Give again, verbatim, the lines between the line that contains "Write the matplotlib code for this chart." and the line that contains "from matplotlib.transforms import", counting both ends. Pictures are excluded from the copy.

Start of Data for processing

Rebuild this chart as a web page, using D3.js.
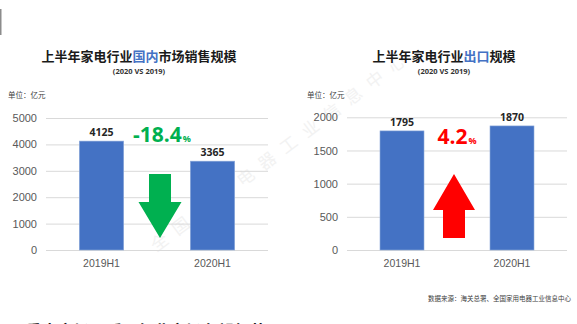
<!DOCTYPE html>
<html>
<head>
<meta charset="utf-8">
<script src="https://cdn.jsdelivr.net/npm/d3@7"></script>
<style>
  body { margin: 0; background: #fff; }
  svg { display: block; font-family: "Open Sans", "Noto Sans CJK SC", sans-serif; }
  .tick line { stroke: #d9d9d9; }
  .tick text { fill: #595959; }
</style>
</head>
<body>
<svg id="chart" width="577" height="324"></svg>
<script>
var categories = ['2019H1', '2020H1'];
var domesticValues = [4125, 3365];
var exportValues = [1795, 1870];
var domesticTicks = [0, 1000, 2000, 3000, 4000, 5000];
var exportTicks = [0, 500, 1000, 1500, 2000];
var changeLabels = ['-18.4', '4.2'];

var svg = d3.select('#chart');

// watermark, behind everything
svg.append('text')
  .attr('transform', 'translate(282,150) rotate(-37)')
  .attr('text-anchor', 'middle')
  .attr('dy', '0.35em')
  .attr('font-family', '"Noto Sans CJK SC"')
  .attr('font-size', 17)
  .attr('letter-spacing', 10)
  .attr('fill', '#f2f2f2')
  .text('全国家用电器工业信息中心');

// small mark at top left
svg.append('line')
  .attr('x1', 0.75).attr('x2', 0.75)
  .attr('y1', 9).attr('y2', 35)
  .attr('stroke', '#8c8c8c')
  .attr('stroke-width', 1.5);

function drawPanel (opts) {
  var g = svg.append('g');

  var x = d3.scaleBand()
    .domain(categories)
    .range(opts.xRange)
    .paddingInner(0.6)
    .paddingOuter(0.3);

  var y = d3.scaleLinear()
    .domain([0, d3.max(opts.ticks)])
    .range([250, opts.yTop]);

  // title
  var title = g.append('text')
    .attr('x', opts.titleX)
    .attr('y', 61)
    .attr('text-anchor', 'middle')
    .attr('font-family', '"Noto Sans CJK SC"')
    .attr('font-weight', 'bold')
    .attr('font-size', 13)
    .attr('fill', '#1a1a1a');
  opts.title.forEach(function (part) {
    title.append('tspan')
      .attr('fill', part[1] ? '#4472C4' : '#1a1a1a')
      .text(part[0]);
  });

  g.append('text')
    .attr('x', opts.titleX)
    .attr('y', 73.5)
    .attr('text-anchor', 'middle')
    .attr('font-weight', 'bold')
    .attr('font-size', 7.5)
    .attr('fill', '#333')
    .text('(2020 VS 2019)');

  g.append('text')
    .attr('x', opts.unitX)
    .attr('y', 98)
    .attr('font-family', '"Noto Sans CJK SC"')
    .attr('font-size', 7.5)
    .attr('fill', '#404040')
    .text('单位：亿元');

  // y axis with gridlines
  var yAxis = g.append('g')
    .attr('transform', 'translate(' + opts.xRange[0] + ',0)')
    .call(d3.axisLeft(y)
      .tickValues(opts.ticks)
      .tickSize(-(opts.xRange[1] - opts.xRange[0]))
      .tickPadding(9)
      .tickFormat(d3.format('d')));
  yAxis.select('.domain').remove();
  yAxis.selectAll('text').attr('font-size', 11);

  // x axis
  var xAxis = g.append('g')
    .attr('transform', 'translate(0,250)')
    .call(d3.axisBottom(x).tickSize(0).tickPadding(10));
  xAxis.select('.domain').remove();
  xAxis.selectAll('text').attr('font-size', 10.5);

  g.selectAll('rect.bar')
    .data(opts.values)
    .enter().append('rect')
      .attr('class', 'bar')
      .attr('x', (d, i) => x(categories[i]))
      .attr('width', x.bandwidth())
      .attr('y', d => y(d))
      .attr('height', d => y(0) - y(d))
      .attr('fill', '#4472C4')
      .attr('stroke', '#8eaadb')
      .attr('stroke-width', 0.6);

  g.selectAll('text.value')
    .data(opts.values)
    .enter().append('text')
      .attr('class', 'value')
      .attr('x', (d, i) => x(categories[i]) + x.bandwidth() / 2)
      .attr('y', d => y(d) - 5)
      .attr('text-anchor', 'middle')
      .attr('font-weight', 'bold')
      .attr('font-size', 10.5)
      .attr('fill', '#262626')
      .text(d => d);

  // percentage change
  var pct = g.append('text')
    .attr('x', opts.pctX)
    .attr('y', opts.pctY)
    .attr('font-weight', 'bold')
    .attr('font-size', 21)
    .attr('fill', opts.color);
  pct.append('tspan').text(opts.change);
  pct.append('tspan').attr('font-size', 9).attr('dx', 1).text('%');

  // arrow
  var cx = opts.arrowX;
  var pts = opts.up
    ? [[cx, 174], [cx + 21, 210], [cx + 11, 210], [cx + 11, 238], [cx - 11, 238], [cx - 11, 210], [cx - 21, 210]]
    : [[cx - 11, 174], [cx + 11, 174], [cx + 11, 202], [cx + 21.5, 202], [cx, 238], [cx - 21.5, 202], [cx - 11, 202]];
  g.append('path')
    .attr('d', d3.line()(pts) + 'Z')
    .attr('fill', opts.color);
}

drawPanel({
  xRange: [46, 268],
  yTop: 118,
  ticks: domesticTicks,
  values: domesticValues,
  title: [['上半年家电行业', false], ['国内', true], ['市场销售规模', false]],
  titleX: 139,
  unitX: 8,
  change: changeLabels[0],
  pctX: 133,
  pctY: 142,
  color: '#00B050',
  arrowX: 160,
  up: false
});

drawPanel({
  xRange: [347, 567],
  yTop: 117.3,
  ticks: exportTicks,
  values: exportValues,
  title: [['上半年家电行业', false], ['出口', true], ['规模', false]],
  titleX: 444,
  unitX: 307,
  change: changeLabels[1],
  pctX: 437.5,
  pctY: 143.5,
  color: '#FF0000',
  arrowX: 454,
  up: true
});

svg.append('text')
  .attr('x', 571)
  .attr('y', 301)
  .attr('text-anchor', 'end')
  .attr('font-family', '"Noto Sans CJK SC"')
  .attr('font-size', 6.5)
  .attr('fill', '#404040')
  .text('数据来源：海关总署、全国家用电器工业信息中心');

// bullet line that runs off the bottom edge, as in the reference
svg.append('text')
  .attr('x', 6)
  .attr('y', 337)
  .attr('font-family', '"Noto Sans CJK SC"')
  .attr('font-weight', 'bold')
  .attr('font-size', 16)
  .attr('fill', '#1a1a1a')
  .text('• 重点市场回暖，行业市场有望复苏');
</script>
</body>
</html>
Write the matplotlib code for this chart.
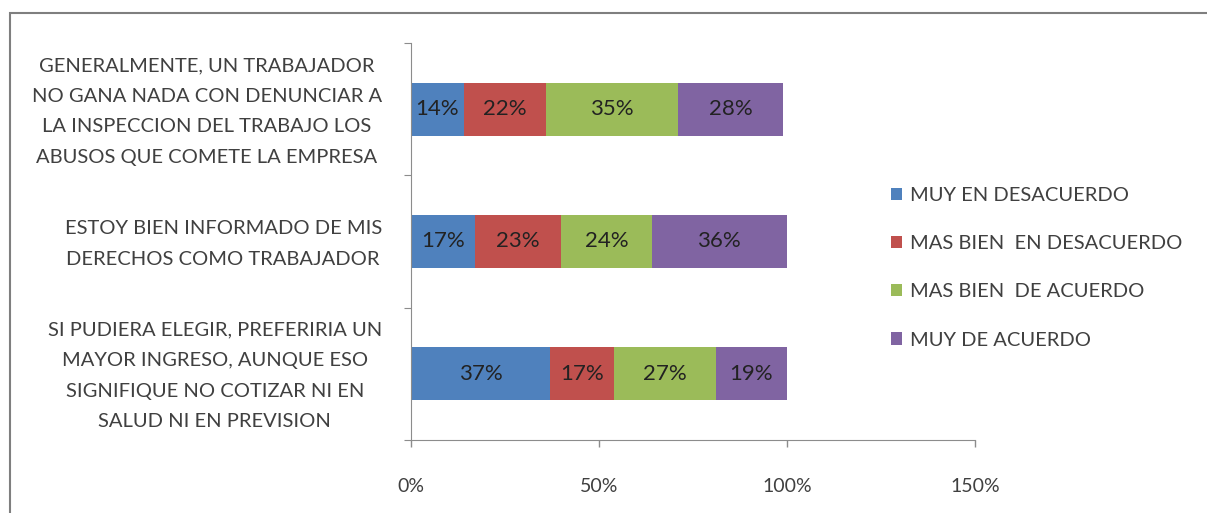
import numpy as np
import matplotlib
matplotlib.use('Agg')
import matplotlib.pyplot as plt
from matplotlib.patches import Rectangle
from matplotlib.transforms import ScaledTranslation

# Datos (de arriba hacia abajo)
preguntas = [
    'GENERALMENTE, UN TRABAJADOR\nNO GANA NADA CON DENUNCIAR A\nLA INSPECCION DEL TRABAJO LOS\nABUSOS QUE COMETE LA EMPRESA',
    'ESTOY BIEN INFORMADO DE MIS\nDERECHOS COMO TRABAJADOR',
    'SI PUDIERA ELEGIR, PREFERIRIA UN\nMAYOR INGRESO, AUNQUE ESO\nSIGNIFIQUE NO COTIZAR NI EN\nSALUD NI EN PREVISION',
]
respuestas = ['MUY EN DESACUERDO', 'MAS BIEN  EN DESACUERDO',
              'MAS BIEN  DE ACUERDO', 'MUY DE ACUERDO']
muy_desacuerdo = [14, 17, 37]
bien_desacuerdo = [22, 23, 17]
bien_acuerdo = [35, 24, 27]
muy_acuerdo = [28, 36, 19]
colores = ['#4F81BD', '#C0504D', '#9BBB59', '#8064A2']
xticks = [0, 50, 100, 150]

plt.rcParams['font.family'] = ['Lato', 'DejaVu Sans']
gris = '#404040'

fig = plt.figure(figsize=(12.07, 5.13), dpi=100)
ax = fig.add_axes([0.3405, 0.1423, 0.4673, 0.774])

series = [muy_desacuerdo, bien_desacuerdo, bien_acuerdo, muy_acuerdo]
y = np.arange(len(preguntas))
left = np.zeros(len(preguntas))
for vals, col, nombre in zip(series, colores, respuestas):
    vals = np.array(vals, dtype=float)
    ax.barh(y, vals, left=left, height=0.4, color=col, label=nombre)
    for yi, l, v in zip(y, left, vals):
        ax.text(l + v / 2, yi, '%d%%' % v, ha='center', va='center',
                fontsize=16, color='#222222')
    left += vals

ax.set_xlim(0, 150)
ax.set_ylim(len(preguntas) - 0.5, -0.5)
ax.set_xticks(xticks)
ax.set_xticklabels(['%d%%' % t for t in xticks], fontsize=14, color=gris)
ax.tick_params(axis='x', length=5, width=1, color='#8c8c8c', pad=22, direction='out')

ax.set_yticks(np.arange(-0.5, len(preguntas), 1))
ax.set_yticklabels([])
ax.set_yticks(y, minor=True)
ax.set_yticklabels(preguntas, minor=True, fontsize=14.5, color=gris,
                   multialignment='center', linespacing=1.97)
ax.tick_params(axis='y', which='major', length=5, color='#8c8c8c')
ax.tick_params(axis='y', which='minor', length=0, pad=21)
# subir un poco las etiquetas para centrarlas con las barras
for lbl in ax.get_yticklabels(minor=True):
    lbl.set_transform(lbl.get_transform() + ScaledTranslation(0, 6 / 100, fig.dpi_scale_trans))

for s in ['top', 'right']:
    ax.spines[s].set_visible(False)
ax.spines['left'].set_color('#8c8c8c')
ax.spines['bottom'].set_color('#8c8c8c')

fig.legend(loc='center left', bbox_to_anchor=(0.7235, 0.478), frameon=False,
           fontsize=14.5, labelcolor=gris, handlelength=0.55, handleheight=0.55,
           handletextpad=0.35, labelspacing=1.55)

fig.patches.append(Rectangle((10 / 1207, -0.1), 1.2, 1 - 13 / 513 + 0.1,
                             transform=fig.transFigure, fill=False,
                             edgecolor='#7f7f7f', linewidth=1.5))

plt.savefig('out.png', dpi=100)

End of Data for processing

▶ **Task solution**
Write the matplotlib code for this chart.
import numpy as np
import matplotlib
matplotlib.use('Agg')
import matplotlib.pyplot as plt
from matplotlib.patches import Rectangle
from matplotlib.transforms import ScaledTranslation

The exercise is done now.